What techniques are effective to find periodicity in arbitrary data points?

Question

By "arbitrary" I mean that I don't have a signal sampled on a grid that is amenable to taking an FFT. I just have points (e.g. in time) where events happened, and I'd like an estimate of the rate, for example:

p = [0, 1.1, 1.9, 3, 3.9, 6.1 ...]

...could be hits from a process with a nominal periodicity (repetition interval) of 1.0, but with noise and some missed detections.

Are there well known methods for processing such data?

Is there something wrong with just taking the mean or median of the intervals? — lxop, Aug 27 '20 at 20:19
No, that's my go-to for the simplest cases, like when you know there is one and only one unchanging repetition rate in the whole data. Sometimes there is nothing in the data, or it changes, or the phasing changes, e.g. [1, 2, 3, 4, 4.5, 5.5, 6.5, 7.5]. — Mastiff, Aug 27 '20 at 20:34
https://www.statsmodels.org/dev/generated/statsmodels.tsa.stattools.acf.html If you need some working code example, let me know. I used this to produce a graph, where you can easily see a spike at/around periodic — Willem Hendriks, Sep 02 '20 at 07:00

francis · Accepted Answer · 2020-09-01T21:31:59.987

A least square algorithm may do the trick, if correctly initialized. A clustering method can be applied to this end.

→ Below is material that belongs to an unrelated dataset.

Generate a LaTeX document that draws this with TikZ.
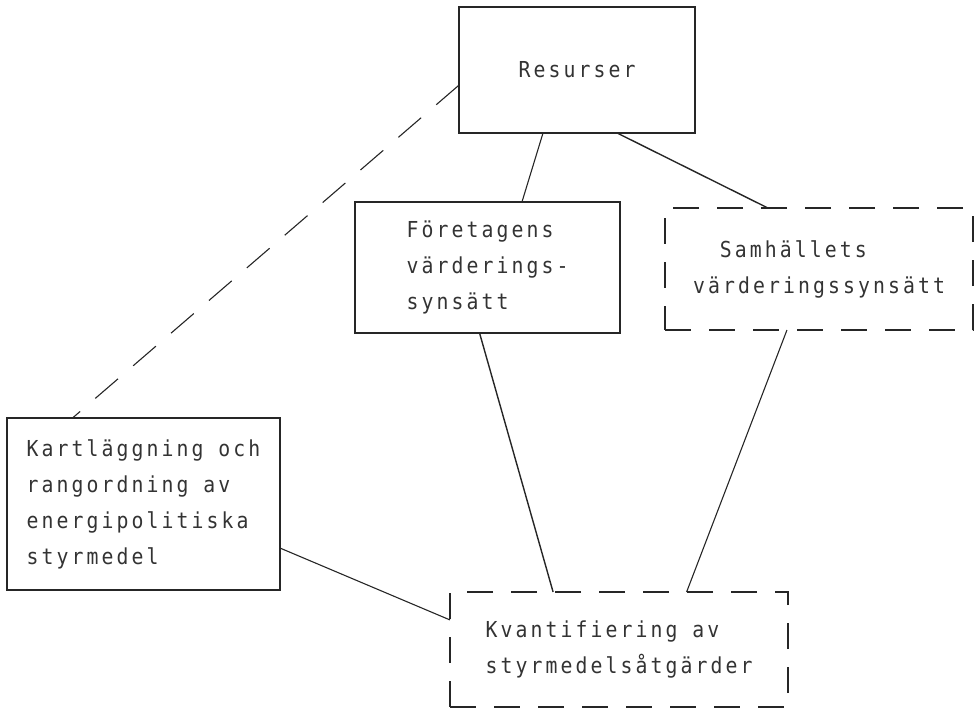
\documentclass[tikz,border=0pt]{standalone}
\usepackage{fontspec}
\usetikzlibrary{calc}
\newfontfamily\typewriter{DejaVu Sans Mono}[FakeStretch=0.9, LetterSpace=14]

\begin{document}
\begin{tikzpicture}[x=1pt, y=-1pt,
        box/.style={draw=black!85, line width=1.4pt, rectangle, outer sep=0pt, inner sep=0pt,
            align=left, text=black!80, font=\typewriter\fontsize{22}{36}\selectfont},
        dashbox/.style={box, dash pattern=on 26pt off 18pt},
        link/.style={draw=black!85, line width=1.1pt},
        dashlink/.style={link, dash pattern=on 30pt off 20pt}]
    \useasboundingbox (0,0) rectangle (978,713);
        \node[box, minimum width=236pt, minimum height=126pt] (res) at (577,70) {Resurser};
        \node[box, line width=2pt, minimum width=265pt, minimum height=131pt] (foretag) at (487.5,267.5) {Företagens\\värderings-\\synsätt};
        \node[dashbox, minimum width=308pt, minimum height=122pt] (samhalle) at (819,269) {\phantom{vä}Samhällets\\värderingssynsätt};
        \node[box, minimum width=273pt, minimum height=172pt] (kart) at (143.5,504) {Kartläggning och\\rangordning av\\energipolitiska\\styrmedel};
        \node[dashbox, minimum width=338pt, minimum height=115pt] (kvant) at (619,649.5) {Kvantifiering av\\styrmedelsåtgärder};
        % Resurser
        \draw[link] ($(res.south west)!0.356!(res.south east)$) -- ($(foretag.north west)!0.63!(foretag.north east)$);
        \draw[link, line width=1.4pt] ($(res.south west)!0.67!(res.south east)$) -- ($(samhalle.north west)!0.334!(samhalle.north east)$);
        \draw[dashlink] ($(res.north west)!0.62!(res.south west)$) -- ($(kart.north west)!0.24!(kart.north east)$);
        % Kvantifiering
        \draw[link, line width=1.4pt] ($(foretag.south west)!0.47!(foretag.south east)$) -- ($(kvant.north west)!0.305!(kvant.north east)$);
        \draw[link] ($(samhalle.south west)!0.396!(samhalle.south east)$) -- ($(kvant.north west)!0.70!(kvant.north east)$);
        \draw[link] ($(kart.north east)!0.756!(kart.south east)$) -- ($(kvant.north west)!0.243!(kvant.south west)$);
    \end{tikzpicture}
\end{document}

As an FFT is performed, the signal is depicted as a sum of sine waves. The amplitude of the frequencies may be depicted as resulting from a least square fit on the signal. Hence, if the signal is unevenly sampled, resolving the same least square problem may make sense if the Fourier transform is to be estimated. If applied to a evenly sampled signal, it boils down to the same result.

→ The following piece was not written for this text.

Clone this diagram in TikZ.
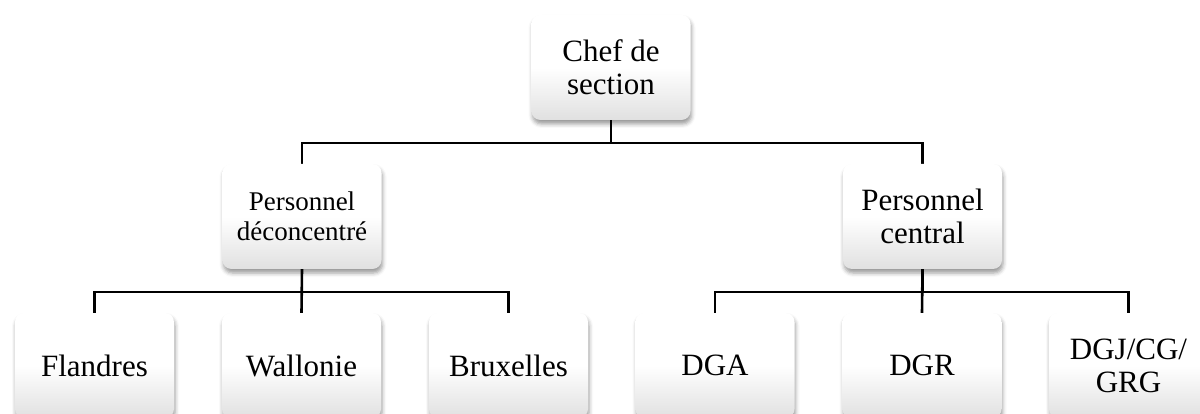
\documentclass[tikz,border=0pt]{standalone}
\usepackage{fontspec}
\setmainfont{Liberation Serif}
\usetikzlibrary{shadows.blur,backgrounds}
\tikzset{
  box/.style={rounded corners=9pt, minimum width=159pt, minimum height=105pt,
    align=center, inner sep=2pt, top color=white, bottom color=black!12,
    middle color=white, shading angle=0,
    blur shadow={shadow xshift=1pt, shadow yshift=-4pt, shadow blur radius=4pt, shadow opacity=40},
    font=\fontsize{31}{33}\selectfont},
  conn/.style={line width=2.6pt, black}
}
\begin{document}
\begin{tikzpicture}[x=1pt,y=-1pt]
\useasboundingbox (0,0) rectangle (1200,414);
\clip (0,0) rectangle (1200,414);
\node[box] (chef) at (611,67.5) {Chef de\\section};
\node[box, font=\fontsize{27}{30}\selectfont] (pd) at (302,216.5) {Personnel\\déconcentré};
\node[box] (pc) at (922.5,216.5) {Personnel\\central};
\node[box] (fl) at (94.5,365.5) {Flandres};
\node[box] (wa) at (301.5,365.5) {Wallonie};
\node[box] (br) at (508.5,365.5) {Bruxelles};
\node[box] (dga) at (715,365.5) {DGA};
\node[box] (dgr) at (922,365.5) {DGR};
\node[box] (dgj) at (1128.5,365.5) {DGJ/CG/\\GRG};
\begin{scope}[on background layer]
\draw[conn] (chef.south) -- ++(0,23) -| (pd.north);
\draw[conn] (chef.south) -- ++(0,23) -| (pc.north);
\draw[conn] (pd.south) -- ++(0,23) -| (fl.north);
\draw[conn] (pd.south) -- (wa.north);
\draw[conn] (pd.south) -- ++(0,23) -| (br.north);
\draw[conn] (pc.south) -- ++(0,23) -| (dga.north);
\draw[conn] (pc.south) -- (dgr.north);
\draw[conn] (pc.south) -- ++(0,23) -| (dgj.north);
\end{scope}
\end{tikzpicture}
\end{document}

As your signal is descrete, you may want to fit it as a sum of Dirac combs. It seems more sound to minimize the sum of squared distance to the nearest Dirac of the Dirac comb. This is a non-linear optimization problem where Dirac combs are described by their period and offset. This non-linear least-square problem can be solved by mean of the Levenberg-Marquardt algorithm. Here is an python example making use of the scipy.optimize.leastsq() function. Moreover, the error on the estimated period and offset can be estimated as depicted in How to compute standard deviation errors with scipy.optimize.least_squares . It is also documented in the documentation of curve_fit() and Getting standard errors on fitted parameters using the optimize.leastsq method in python

Nevertheless, half the period, or the thrid of the period, ..., would also fit, and multiples of the period are local minima that are to be avoided by a refining the initialization of the Levenberg-Marquardt algorithm. To this end, the differences between times of events can be clustered, the cluster featuring the smallest value being that of the expected period. As proposed in Clustering values by their proximity in python (machine learning?) , the clustering function sklearn.cluster.MeanShift() is applied.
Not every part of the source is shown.